DATASET CONTENT =
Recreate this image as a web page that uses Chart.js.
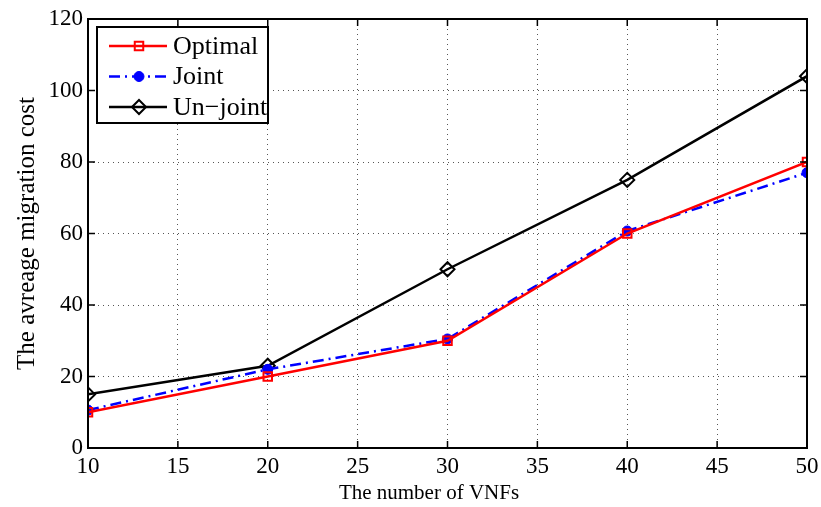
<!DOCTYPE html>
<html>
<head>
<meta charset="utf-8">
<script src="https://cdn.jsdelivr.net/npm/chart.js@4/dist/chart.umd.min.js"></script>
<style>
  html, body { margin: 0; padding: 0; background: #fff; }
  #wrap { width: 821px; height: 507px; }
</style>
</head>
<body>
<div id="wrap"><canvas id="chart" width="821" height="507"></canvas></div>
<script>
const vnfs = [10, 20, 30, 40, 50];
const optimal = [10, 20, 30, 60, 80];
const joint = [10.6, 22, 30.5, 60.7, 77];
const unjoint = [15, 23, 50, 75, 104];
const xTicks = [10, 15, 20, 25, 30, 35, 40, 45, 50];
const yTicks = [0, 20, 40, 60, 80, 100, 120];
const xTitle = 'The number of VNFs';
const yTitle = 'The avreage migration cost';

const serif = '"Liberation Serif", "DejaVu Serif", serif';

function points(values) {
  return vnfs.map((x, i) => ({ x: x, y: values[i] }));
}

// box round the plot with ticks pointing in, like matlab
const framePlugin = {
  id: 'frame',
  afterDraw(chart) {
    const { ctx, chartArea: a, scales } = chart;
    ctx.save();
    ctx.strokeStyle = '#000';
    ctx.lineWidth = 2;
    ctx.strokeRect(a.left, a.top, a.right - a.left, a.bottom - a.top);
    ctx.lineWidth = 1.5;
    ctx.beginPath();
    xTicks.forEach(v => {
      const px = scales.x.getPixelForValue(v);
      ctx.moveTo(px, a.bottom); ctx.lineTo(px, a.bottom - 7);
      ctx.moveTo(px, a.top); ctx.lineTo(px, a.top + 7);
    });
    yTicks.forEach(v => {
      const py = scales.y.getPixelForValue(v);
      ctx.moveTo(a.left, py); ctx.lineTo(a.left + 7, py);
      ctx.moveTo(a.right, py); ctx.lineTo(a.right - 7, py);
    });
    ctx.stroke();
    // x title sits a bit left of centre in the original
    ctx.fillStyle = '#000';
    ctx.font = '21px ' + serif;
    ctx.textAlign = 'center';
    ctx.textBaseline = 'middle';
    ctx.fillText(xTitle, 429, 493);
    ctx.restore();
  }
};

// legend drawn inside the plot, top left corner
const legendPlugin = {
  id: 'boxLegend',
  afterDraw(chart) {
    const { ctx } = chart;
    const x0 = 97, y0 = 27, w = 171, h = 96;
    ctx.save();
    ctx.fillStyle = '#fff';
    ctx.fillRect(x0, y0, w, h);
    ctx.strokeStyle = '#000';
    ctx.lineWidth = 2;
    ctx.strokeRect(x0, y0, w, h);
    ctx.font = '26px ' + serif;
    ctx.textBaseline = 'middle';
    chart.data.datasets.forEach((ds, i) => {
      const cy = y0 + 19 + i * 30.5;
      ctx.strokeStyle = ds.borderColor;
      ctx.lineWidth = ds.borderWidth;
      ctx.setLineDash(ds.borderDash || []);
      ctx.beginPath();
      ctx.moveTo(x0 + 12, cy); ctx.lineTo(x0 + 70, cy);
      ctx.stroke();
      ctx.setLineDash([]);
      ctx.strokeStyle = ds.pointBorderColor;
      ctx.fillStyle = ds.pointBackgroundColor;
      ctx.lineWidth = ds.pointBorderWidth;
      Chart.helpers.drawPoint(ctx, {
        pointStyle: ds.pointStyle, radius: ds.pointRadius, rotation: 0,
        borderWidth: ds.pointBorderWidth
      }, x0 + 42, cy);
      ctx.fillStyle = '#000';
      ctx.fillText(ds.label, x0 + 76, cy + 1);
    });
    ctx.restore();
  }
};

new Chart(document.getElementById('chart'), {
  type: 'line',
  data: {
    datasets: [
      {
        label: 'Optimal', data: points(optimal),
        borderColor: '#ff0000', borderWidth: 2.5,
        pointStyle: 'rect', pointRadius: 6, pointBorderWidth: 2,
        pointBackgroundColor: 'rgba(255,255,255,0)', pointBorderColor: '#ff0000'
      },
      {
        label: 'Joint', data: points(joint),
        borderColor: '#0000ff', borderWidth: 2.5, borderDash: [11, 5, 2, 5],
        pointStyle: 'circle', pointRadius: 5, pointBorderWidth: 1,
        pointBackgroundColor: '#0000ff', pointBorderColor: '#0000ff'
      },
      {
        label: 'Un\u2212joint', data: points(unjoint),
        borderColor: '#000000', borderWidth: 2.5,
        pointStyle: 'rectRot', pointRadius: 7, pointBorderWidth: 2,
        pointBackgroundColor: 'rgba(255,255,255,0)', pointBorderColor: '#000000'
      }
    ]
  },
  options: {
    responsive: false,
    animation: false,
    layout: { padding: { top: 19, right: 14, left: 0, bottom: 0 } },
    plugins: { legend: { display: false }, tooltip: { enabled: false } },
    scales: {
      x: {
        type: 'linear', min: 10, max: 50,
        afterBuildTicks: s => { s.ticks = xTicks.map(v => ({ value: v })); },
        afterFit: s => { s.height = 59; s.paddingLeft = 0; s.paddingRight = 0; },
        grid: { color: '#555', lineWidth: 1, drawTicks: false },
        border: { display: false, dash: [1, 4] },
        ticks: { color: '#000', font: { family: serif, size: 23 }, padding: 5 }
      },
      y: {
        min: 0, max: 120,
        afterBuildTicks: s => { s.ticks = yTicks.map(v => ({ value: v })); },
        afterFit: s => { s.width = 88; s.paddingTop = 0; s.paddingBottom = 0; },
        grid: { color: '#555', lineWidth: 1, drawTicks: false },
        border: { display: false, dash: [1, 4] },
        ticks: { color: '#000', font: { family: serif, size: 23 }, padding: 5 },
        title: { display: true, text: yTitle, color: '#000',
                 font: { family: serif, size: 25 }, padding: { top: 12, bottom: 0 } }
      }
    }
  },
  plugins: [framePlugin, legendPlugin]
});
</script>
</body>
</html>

EXERCISE PROMPT = Restate the entire listing word for word, excluding pictures.

TASK ANSWER =
Recreate this image as a web page that uses Chart.js.
<!DOCTYPE html>
<html>
<head>
<meta charset="utf-8">
<script src="https://cdn.jsdelivr.net/npm/chart.js@4/dist/chart.umd.min.js"></script>
<style>
  html, body { margin: 0; padding: 0; background: #fff; }
  #wrap { width: 821px; height: 507px; }
</style>
</head>
<body>
<div id="wrap"><canvas id="chart" width="821" height="507"></canvas></div>
<script>
const vnfs = [10, 20, 30, 40, 50];
const optimal = [10, 20, 30, 60, 80];
const joint = [10.6, 22, 30.5, 60.7, 77];
const unjoint = [15, 23, 50, 75, 104];
const xTicks = [10, 15, 20, 25, 30, 35, 40, 45, 50];
const yTicks = [0, 20, 40, 60, 80, 100, 120];
const xTitle = 'The number of VNFs';
const yTitle = 'The avreage migration cost';

const serif = '"Liberation Serif", "DejaVu Serif", serif';

function points(values) {
  return vnfs.map((x, i) => ({ x: x, y: values[i] }));
}

// box round the plot with ticks pointing in, like matlab
const framePlugin = {
  id: 'frame',
  afterDraw(chart) {
    const { ctx, chartArea: a, scales } = chart;
    ctx.save();
    ctx.strokeStyle = '#000';
    ctx.lineWidth = 2;
    ctx.strokeRect(a.left, a.top, a.right - a.left, a.bottom - a.top);
    ctx.lineWidth = 1.5;
    ctx.beginPath();
    xTicks.forEach(v => {
      const px = scales.x.getPixelForValue(v);
      ctx.moveTo(px, a.bottom); ctx.lineTo(px, a.bottom - 7);
      ctx.moveTo(px, a.top); ctx.lineTo(px, a.top + 7);
    });
    yTicks.forEach(v => {
      const py = scales.y.getPixelForValue(v);
      ctx.moveTo(a.left, py); ctx.lineTo(a.left + 7, py);
      ctx.moveTo(a.right, py); ctx.lineTo(a.right - 7, py);
    });
    ctx.stroke();
    // x title sits a bit left of centre in the original
    ctx.fillStyle = '#000';
    ctx.font = '21px ' + serif;
    ctx.textAlign = 'center';
    ctx.textBaseline = 'middle';
    ctx.fillText(xTitle, 429, 493);
    ctx.restore();
  }
};

// legend drawn inside the plot, top left corner
const legendPlugin = {
  id: 'boxLegend',
  afterDraw(chart) {
    const { ctx } = chart;
    const x0 = 97, y0 = 27, w = 171, h = 96;
    ctx.save();
    ctx.fillStyle = '#fff';
    ctx.fillRect(x0, y0, w, h);
    ctx.strokeStyle = '#000';
    ctx.lineWidth = 2;
    ctx.strokeRect(x0, y0, w, h);
    ctx.font = '26px ' + serif;
    ctx.textBaseline = 'middle';
    chart.data.datasets.forEach((ds, i) => {
      const cy = y0 + 19 + i * 30.5;
      ctx.strokeStyle = ds.borderColor;
      ctx.lineWidth = ds.borderWidth;
      ctx.setLineDash(ds.borderDash || []);
      ctx.beginPath();
      ctx.moveTo(x0 + 12, cy); ctx.lineTo(x0 + 70, cy);
      ctx.stroke();
      ctx.setLineDash([]);
      ctx.strokeStyle = ds.pointBorderColor;
      ctx.fillStyle = ds.pointBackgroundColor;
      ctx.lineWidth = ds.pointBorderWidth;
      Chart.helpers.drawPoint(ctx, {
        pointStyle: ds.pointStyle, radius: ds.pointRadius, rotation: 0,
        borderWidth: ds.pointBorderWidth
      }, x0 + 42, cy);
      ctx.fillStyle = '#000';
      ctx.fillText(ds.label, x0 + 76, cy + 1);
    });
    ctx.restore();
  }
};

new Chart(document.getElementById('chart'), {
  type: 'line',
  data: {
    datasets: [
      {
        label: 'Optimal', data: points(optimal),
        borderColor: '#ff0000', borderWidth: 2.5,
        pointStyle: 'rect', pointRadius: 6, pointBorderWidth: 2,
        pointBackgroundColor: 'rgba(255,255,255,0)', pointBorderColor: '#ff0000'
      },
      {
        label: 'Joint', data: points(joint),
        borderColor: '#0000ff', borderWidth: 2.5, borderDash: [11, 5, 2, 5],
        pointStyle: 'circle', pointRadius: 5, pointBorderWidth: 1,
        pointBackgroundColor: '#0000ff', pointBorderColor: '#0000ff'
      },
      {
        label: 'Un\u2212joint', data: points(unjoint),
        borderColor: '#000000', borderWidth: 2.5,
        pointStyle: 'rectRot', pointRadius: 7, pointBorderWidth: 2,
        pointBackgroundColor: 'rgba(255,255,255,0)', pointBorderColor: '#000000'
      }
    ]
  },
  options: {
    responsive: false,
    animation: false,
    layout: { padding: { top: 19, right: 14, left: 0, bottom: 0 } },
    plugins: { legend: { display: false }, tooltip: { enabled: false } },
    scales: {
      x: {
        type: 'linear', min: 10, max: 50,
        afterBuildTicks: s => { s.ticks = xTicks.map(v => ({ value: v })); },
        afterFit: s => { s.height = 59; s.paddingLeft = 0; s.paddingRight = 0; },
        grid: { color: '#555', lineWidth: 1, drawTicks: false },
        border: { display: false, dash: [1, 4] },
        ticks: { color: '#000', font: { family: serif, size: 23 }, padding: 5 }
      },
      y: {
        min: 0, max: 120,
        afterBuildTicks: s => { s.ticks = yTicks.map(v => ({ value: v })); },
        afterFit: s => { s.width = 88; s.paddingTop = 0; s.paddingBottom = 0; },
        grid: { color: '#555', lineWidth: 1, drawTicks: false },
        border: { display: false, dash: [1, 4] },
        ticks: { color: '#000', font: { family: serif, size: 23 }, padding: 5 },
        title: { display: true, text: yTitle, color: '#000',
                 font: { family: serif, size: 25 }, padding: { top: 12, bottom: 0 } }
      }
    }
  },
  plugins: [framePlugin, legendPlugin]
});
</script>
</body>
</html>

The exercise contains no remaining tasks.